EXERCISE PROMPT: Exclude the pictures and return every line exactly as written.

SOURCE EXCERPT:
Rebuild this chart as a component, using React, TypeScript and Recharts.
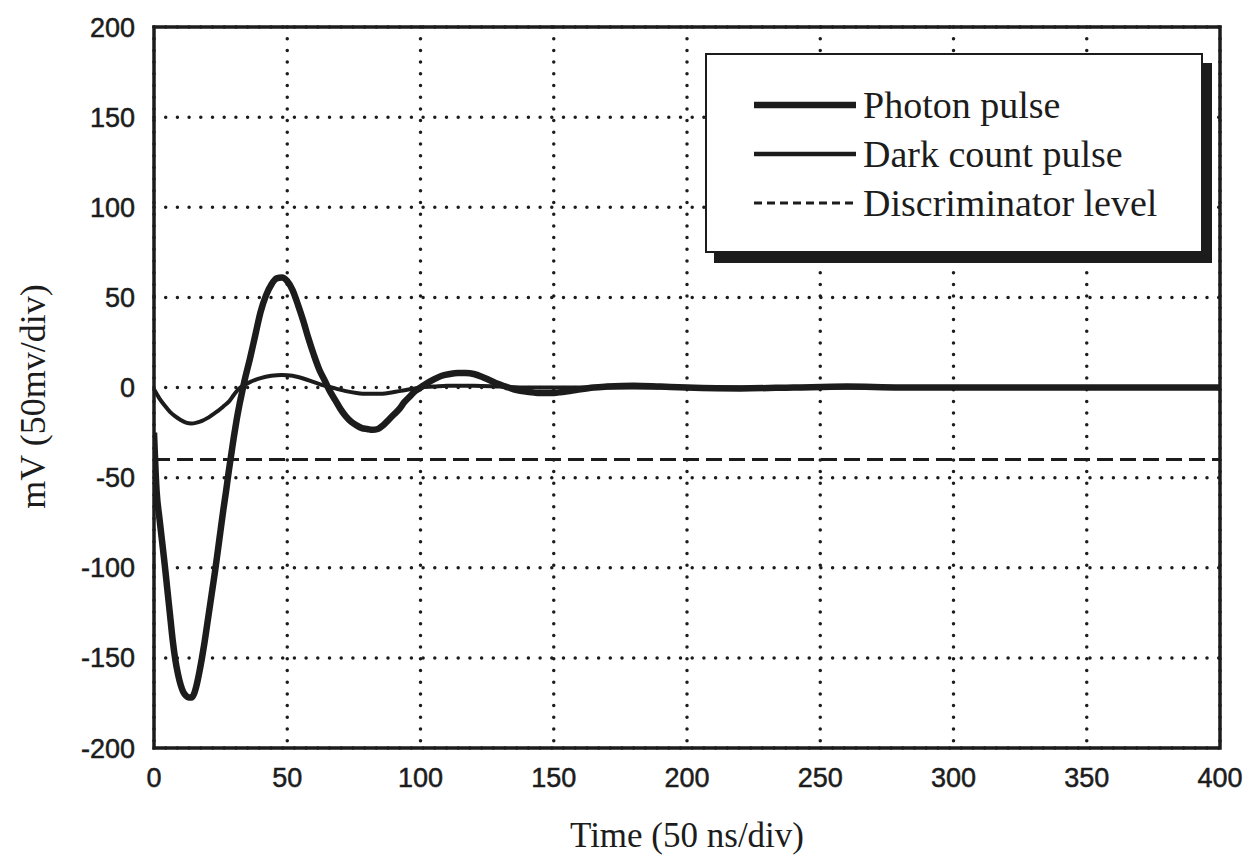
import React from "react";
import {
  LineChart,
  Line,
  XAxis,
  YAxis,
  CartesianGrid,
  Legend,
  ReferenceArea,
} from "recharts";

const photonTime = [
  0, 1, 2, 3, 4, 5, 6, 7, 8, 9, 10, 11, 12, 13, 14, 15, 16, 17, 18, 19, 20, 21, 22, 23, 24, 25, 26, 27, 28, 29, 30,
  31, 32, 33, 34, 36, 38, 40, 42, 44, 46, 48, 50, 52, 54, 56, 58, 60, 62, 64, 66, 68, 70, 72, 74, 76, 78, 80, 82, 84,
  86, 88, 90, 92, 94, 96, 98, 100, 102, 105, 108, 111, 114, 117, 120, 123, 126, 129, 132, 135, 138, 141, 144, 147,
  150, 153, 156, 160, 165, 170, 180, 190, 200, 220, 240, 260, 280, 300, 320, 340, 360, 380, 400,
];
const photonMv = [
  -25, -58, -72, -85, -98, -112, -126, -140, -151, -159, -165, -169, -171, -172, -172, -170, -165, -158, -150, -141,
  -131, -121, -111, -101, -90, -79, -68, -58, -47, -37, -27, -18, -10, -3, 4, 16, 29, 42, 51, 57, 60.5, 61, 59, 54,
  46, 37, 27, 18, 10, 4, -2, -7, -12, -16, -19, -21, -22.5, -23, -23.5, -23, -21, -18, -15, -12, -8, -5, -2, 0, 2,
  4.5, 6.5, 7.5, 8, 8, 7.5, 6, 4, 2, 0.5, -1, -2, -2.5, -3, -3, -3, -2.5, -2, -1, 0, 0.5, 1, 0.5, 0, -0.5, 0, 0.5, 0,
  0, 0, 0, 0, 0, 0,
];

const darkTime = [
  0, 2, 4, 6, 8, 10, 12, 14, 16, 18, 20, 22, 24, 26, 28, 30, 32, 34, 36, 38, 40, 44, 48, 52, 56, 60, 64, 68, 72, 76,
  80, 84, 88, 92, 96, 100, 105, 110, 115, 120, 130, 140, 150, 160, 180, 200, 250, 300, 350, 400,
];
const darkMv = [
  -1, -6, -10, -13.5, -16, -18, -19.5, -20, -19.5, -18.5, -17, -15, -13, -10.5, -8, -4, -0.5, 1.5, 3, 4.2, 5.2, 6.5,
  7, 6.5, 5, 3, 1, -0.5, -2, -3, -3.5, -3.5, -3, -2, -1, 0, 0.5, 1, 1, 1, 0.5, 0, 0, 0, 0, 0, 0, 0, 0, 0,
];

const discriminatorTime = [0, 400];
const discriminatorMv = [-40, -40];

const xTicks = [0, 50, 100, 150, 200, 250, 300, 350, 400];
const yTicks = [-200, -150, -100, -50, 0, 50, 100, 150, 200];

const photonData = photonTime.map((t, i) => ({ t, mv: photonMv[i] }));
const darkData = darkTime.map((t, i) => ({ t, mv: darkMv[i] }));
const discData = discriminatorTime.map((t, i) => ({ t, mv: discriminatorMv[i] }));

const INK = "#1c1c1c";
const SERIF = "'Liberation Serif', 'Times New Roman', serif";
const SANS = "'Liberation Sans', Arial, sans-serif";

const legendRows = [
  { name: "Photon pulse", width: 6.5, dash: undefined as string | undefined },
  { name: "Dark count pulse", width: 4.5, dash: undefined as string | undefined },
  { name: "Discriminator level", width: 3, dash: "8 5" },
];

const renderLegend = () => (
  <div
    style={{
      width: 498,
      height: 200,
      background: "#fff",
      border: `2.5px solid ${INK}`,
      boxShadow: `9px 10px 0 ${INK}`,
      boxSizing: "border-box",
      paddingTop: 25,
      paddingLeft: 45,
    }}
  >
    {legendRows.map((r) => (
      <div key={r.name} style={{ display: "flex", alignItems: "center", height: 49 }}>
        <svg width={106} height={10} style={{ marginRight: 5 }}>
          <line
            x1={2}
            x2={104}
            y1={5}
            y2={5}
            stroke={INK}
            strokeWidth={r.width}
            strokeDasharray={r.dash}
          />
        </svg>
        <span style={{ fontFamily: SERIF, fontSize: 38, color: INK, lineHeight: 1 }}>{r.name}</span>
      </div>
    ))}
  </div>
);

const tickStyle = { fontFamily: SANS, fontSize: 27, fill: INK, stroke: INK, strokeWidth: 0.5 };

export default function App() {
  return (
    <div style={{ position: "absolute", left: 0, top: 0, background: "#fff" }}>
      <LineChart width={1249} height={856} margin={{ top: 27, right: 29, left: 0, bottom: 0 }}>
        <CartesianGrid
          horizontalValues={yTicks}
          verticalValues={xTicks}
          stroke={INK}
          strokeWidth={3.5}
          strokeDasharray="0 11.7"
          strokeLinecap="round"
        />
        <XAxis
          type="number"
          dataKey="t"
          domain={[0, 400]}
          ticks={xTicks}
          allowDataOverflow
          height={108}
          tickSize={0}
          tickMargin={20}
          axisLine={false}
          tick={tickStyle}
          label={{
            content: (p: any) => (
              <text
                x={p.viewBox.x + p.viewBox.width / 2}
                y={p.viewBox.y + 99}
                textAnchor="middle"
                fontFamily={SERIF}
                fontSize={35}
                fill={INK}
              >
                Time (50 ns/div)
              </text>
            ),
          }}
        />
        <YAxis
          type="number"
          dataKey="mv"
          domain={[-200, 200]}
          ticks={yTicks}
          allowDataOverflow
          width={154}
          tickSize={0}
          tickMargin={19}
          axisLine={false}
          tick={tickStyle}
          label={{
            content: (p: any) => {
              const x = p.viewBox.x + 33;
              const y = p.viewBox.y + p.viewBox.height / 2 + 9;
              return (
                <text
                  x={x}
                  y={y}
                  transform={`rotate(-90, ${x}, ${y})`}
                  textAnchor="middle"
                  dominantBaseline="central"
                  fontFamily={SERIF}
                  fontSize={36}
                  fill={INK}
                >
                  mV (50mv/div)
                </text>
              );
            },
          }}
        />
        <ReferenceArea x1={0} x2={400} y1={-200} y2={200} fill="none" stroke={INK} strokeWidth={3.5} />
        <Line
          data={discData}
          dataKey="mv"
          name="Discriminator level"
          type="linear"
          stroke={INK}
          strokeWidth={3}
          strokeDasharray="16 7"
          dot={false}
          isAnimationActive={false}
        />
        <Line
          data={darkData}
          dataKey="mv"
          name="Dark count pulse"
          type="monotone"
          stroke={INK}
          strokeWidth={4}
          dot={false}
          isAnimationActive={false}
        />
        <Line
          data={photonData}
          dataKey="mv"
          name="Photon pulse"
          type="monotone"
          stroke={INK}
          strokeWidth={6.5}
          dot={false}
          isAnimationActive={false}
        />
        <Legend
          content={renderLegend}
          layout="horizontal"
          verticalAlign="middle"
          wrapperStyle={{ position: "absolute", left: 705, top: 53, width: 498, height: 200 }}
        />
      </LineChart>
    </div>
  );
}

RESPONSE:
Rebuild this chart as a component, using React, TypeScript and Recharts.
import React from "react";
import {
  LineChart,
  Line,
  XAxis,
  YAxis,
  CartesianGrid,
  Legend,
  ReferenceArea,
} from "recharts";

const photonTime = [
  0, 1, 2, 3, 4, 5, 6, 7, 8, 9, 10, 11, 12, 13, 14, 15, 16, 17, 18, 19, 20, 21, 22, 23, 24, 25, 26, 27, 28, 29, 30,
  31, 32, 33, 34, 36, 38, 40, 42, 44, 46, 48, 50, 52, 54, 56, 58, 60, 62, 64, 66, 68, 70, 72, 74, 76, 78, 80, 82, 84,
  86, 88, 90, 92, 94, 96, 98, 100, 102, 105, 108, 111, 114, 117, 120, 123, 126, 129, 132, 135, 138, 141, 144, 147,
  150, 153, 156, 160, 165, 170, 180, 190, 200, 220, 240, 260, 280, 300, 320, 340, 360, 380, 400,
];
const photonMv = [
  -25, -58, -72, -85, -98, -112, -126, -140, -151, -159, -165, -169, -171, -172, -172, -170, -165, -158, -150, -141,
  -131, -121, -111, -101, -90, -79, -68, -58, -47, -37, -27, -18, -10, -3, 4, 16, 29, 42, 51, 57, 60.5, 61, 59, 54,
  46, 37, 27, 18, 10, 4, -2, -7, -12, -16, -19, -21, -22.5, -23, -23.5, -23, -21, -18, -15, -12, -8, -5, -2, 0, 2,
  4.5, 6.5, 7.5, 8, 8, 7.5, 6, 4, 2, 0.5, -1, -2, -2.5, -3, -3, -3, -2.5, -2, -1, 0, 0.5, 1, 0.5, 0, -0.5, 0, 0.5, 0,
  0, 0, 0, 0, 0, 0,
];

const darkTime = [
  0, 2, 4, 6, 8, 10, 12, 14, 16, 18, 20, 22, 24, 26, 28, 30, 32, 34, 36, 38, 40, 44, 48, 52, 56, 60, 64, 68, 72, 76,
  80, 84, 88, 92, 96, 100, 105, 110, 115, 120, 130, 140, 150, 160, 180, 200, 250, 300, 350, 400,
];
const darkMv = [
  -1, -6, -10, -13.5, -16, -18, -19.5, -20, -19.5, -18.5, -17, -15, -13, -10.5, -8, -4, -0.5, 1.5, 3, 4.2, 5.2, 6.5,
  7, 6.5, 5, 3, 1, -0.5, -2, -3, -3.5, -3.5, -3, -2, -1, 0, 0.5, 1, 1, 1, 0.5, 0, 0, 0, 0, 0, 0, 0, 0, 0,
];

const discriminatorTime = [0, 400];
const discriminatorMv = [-40, -40];

const xTicks = [0, 50, 100, 150, 200, 250, 300, 350, 400];
const yTicks = [-200, -150, -100, -50, 0, 50, 100, 150, 200];

const photonData = photonTime.map((t, i) => ({ t, mv: photonMv[i] }));
const darkData = darkTime.map((t, i) => ({ t, mv: darkMv[i] }));
const discData = discriminatorTime.map((t, i) => ({ t, mv: discriminatorMv[i] }));

const INK = "#1c1c1c";
const SERIF = "'Liberation Serif', 'Times New Roman', serif";
const SANS = "'Liberation Sans', Arial, sans-serif";

const legendRows = [
  { name: "Photon pulse", width: 6.5, dash: undefined as string | undefined },
  { name: "Dark count pulse", width: 4.5, dash: undefined as string | undefined },
  { name: "Discriminator level", width: 3, dash: "8 5" },
];

const renderLegend = () => (
  <div
    style={{
      width: 498,
      height: 200,
      background: "#fff",
      border: `2.5px solid ${INK}`,
      boxShadow: `9px 10px 0 ${INK}`,
      boxSizing: "border-box",
      paddingTop: 25,
      paddingLeft: 45,
    }}
  >
    {legendRows.map((r) => (
      <div key={r.name} style={{ display: "flex", alignItems: "center", height: 49 }}>
        <svg width={106} height={10} style={{ marginRight: 5 }}>
          <line
            x1={2}
            x2={104}
            y1={5}
            y2={5}
            stroke={INK}
            strokeWidth={r.width}
            strokeDasharray={r.dash}
          />
        </svg>
        <span style={{ fontFamily: SERIF, fontSize: 38, color: INK, lineHeight: 1 }}>{r.name}</span>
      </div>
    ))}
  </div>
);

const tickStyle = { fontFamily: SANS, fontSize: 27, fill: INK, stroke: INK, strokeWidth: 0.5 };

export default function App() {
  return (
    <div style={{ position: "absolute", left: 0, top: 0, background: "#fff" }}>
      <LineChart width={1249} height={856} margin={{ top: 27, right: 29, left: 0, bottom: 0 }}>
        <CartesianGrid
          horizontalValues={yTicks}
          verticalValues={xTicks}
          stroke={INK}
          strokeWidth={3.5}
          strokeDasharray="0 11.7"
          strokeLinecap="round"
        />
        <XAxis
          type="number"
          dataKey="t"
          domain={[0, 400]}
          ticks={xTicks}
          allowDataOverflow
          height={108}
          tickSize={0}
          tickMargin={20}
          axisLine={false}
          tick={tickStyle}
          label={{
            content: (p: any) => (
              <text
                x={p.viewBox.x + p.viewBox.width / 2}
                y={p.viewBox.y + 99}
                textAnchor="middle"
                fontFamily={SERIF}
                fontSize={35}
                fill={INK}
              >
                Time (50 ns/div)
              </text>
            ),
          }}
        />
        <YAxis
          type="number"
          dataKey="mv"
          domain={[-200, 200]}
          ticks={yTicks}
          allowDataOverflow
          width={154}
          tickSize={0}
          tickMargin={19}
          axisLine={false}
          tick={tickStyle}
          label={{
            content: (p: any) => {
              const x = p.viewBox.x + 33;
              const y = p.viewBox.y + p.viewBox.height / 2 + 9;
              return (
                <text
                  x={x}
                  y={y}
                  transform={`rotate(-90, ${x}, ${y})`}
                  textAnchor="middle"
                  dominantBaseline="central"
                  fontFamily={SERIF}
                  fontSize={36}
                  fill={INK}
                >
                  mV (50mv/div)
                </text>
              );
            },
          }}
        />
        <ReferenceArea x1={0} x2={400} y1={-200} y2={200} fill="none" stroke={INK} strokeWidth={3.5} />
        <Line
          data={discData}
          dataKey="mv"
          name="Discriminator level"
          type="linear"
          stroke={INK}
          strokeWidth={3}
          strokeDasharray="16 7"
          dot={false}
          isAnimationActive={false}
        />
        <Line
          data={darkData}
          dataKey="mv"
          name="Dark count pulse"
          type="monotone"
          stroke={INK}
          strokeWidth={4}
          dot={false}
          isAnimationActive={false}
        />
        <Line
          data={photonData}
          dataKey="mv"
          name="Photon pulse"
          type="monotone"
          stroke={INK}
          strokeWidth={6.5}
          dot={false}
          isAnimationActive={false}
        />
        <Legend
          content={renderLegend}
          layout="horizontal"
          verticalAlign="middle"
          wrapperStyle={{ position: "absolute", left: 705, top: 53, width: 498, height: 200 }}
        />
      </LineChart>
    </div>
  );
}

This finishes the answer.